Every group of given order is a permutable complement for symmetric groups

Statement

Symbolic statement

Let $G$ be a finite group of order $n$. Then the following are true:

• Via the regular representation, we can view $G$ as a subgroup of the symmetric group on $n$ elements (this is the idea behind Cayley's theorem).
• Under this representation, $G$ is a permutable complement to the symmetric group on any $n-1$ of the elements

In particular this means that every isomorphism class of a group of order $n$ occurs as a permutable complement of $S_{n-1}$ in $S_n$. Since there can exist non-isomorphic groups of the same order, this shows that the isomorphism type of the permutable complement of $S_{n-1}$ in $S_n$ is not uniquely determined.

Analysis

In fact, define the following equivalence relation on groups:

Two groups $K_1$ and $K_2$ are equivalent if there is a group $G$ with embeddings of $K_1$ and $K_2$ in $G$, such that both $K_1$ and $K_2$ have a common permutable complement.

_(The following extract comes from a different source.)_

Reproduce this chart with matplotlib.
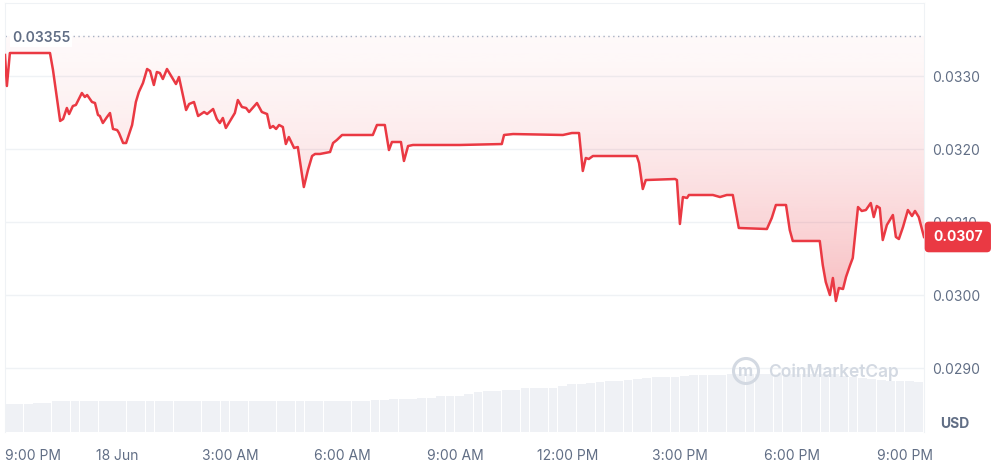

A priori, it is clear that two finite groups can be equivalent only if they have the same order. The above result shows that the converse is also true: any two finite groups that have the same order are equivalent.

Facts used

1. Cayley's theorem
2. Group equals product of transitive subgroup and isotropy of a point (get more related information at proving product of subgroups)

Proof

Given: A group $G$ of order $n$.

To prove: $G$ is isomorphic to a permutable complement to the symmetric group on $\{ 1,2,3, \dots, n-1 \}$ (which is the isotropy of the point $\{ n \}$, in the symmetric group on $\{ 1,2,3, \dots, n \}$.

Proof:

1. By Cayley's theorem, $G$ embeds inside $\operatorname{Sym}(G)$ -- the group of permutations on the underlying set of $G$, via the action by left multiplication.
2. Under this embedding, every non-identity element of $G$ acts as a fixed point-free permutation. In particular, the intersection of $G$ with the isotropy subgroup of any point is trivial.
3. Also, the action of $G$ on itself by left multiplication is transitive. Thus, by fact (2), $\operatorname{Sym}(G)$ is the product of the subgroup $G$ and the isotropy of any point.
4. Combining steps (2) and (3), we see that $G$ is a permutable complement to the isotropy of any point in $\operatorname{Sym}(G)$.
5. A set-theoretic bijection between $G$ and the set $\{ 1,2,3,\dots,n \}$ thus shows that $G$ is isomorphic to a permutable complement to the symmetric group on $\{ 1,2,3,\dots,n-1\}$ in $\{ 1,2,3,\dots,n \}$.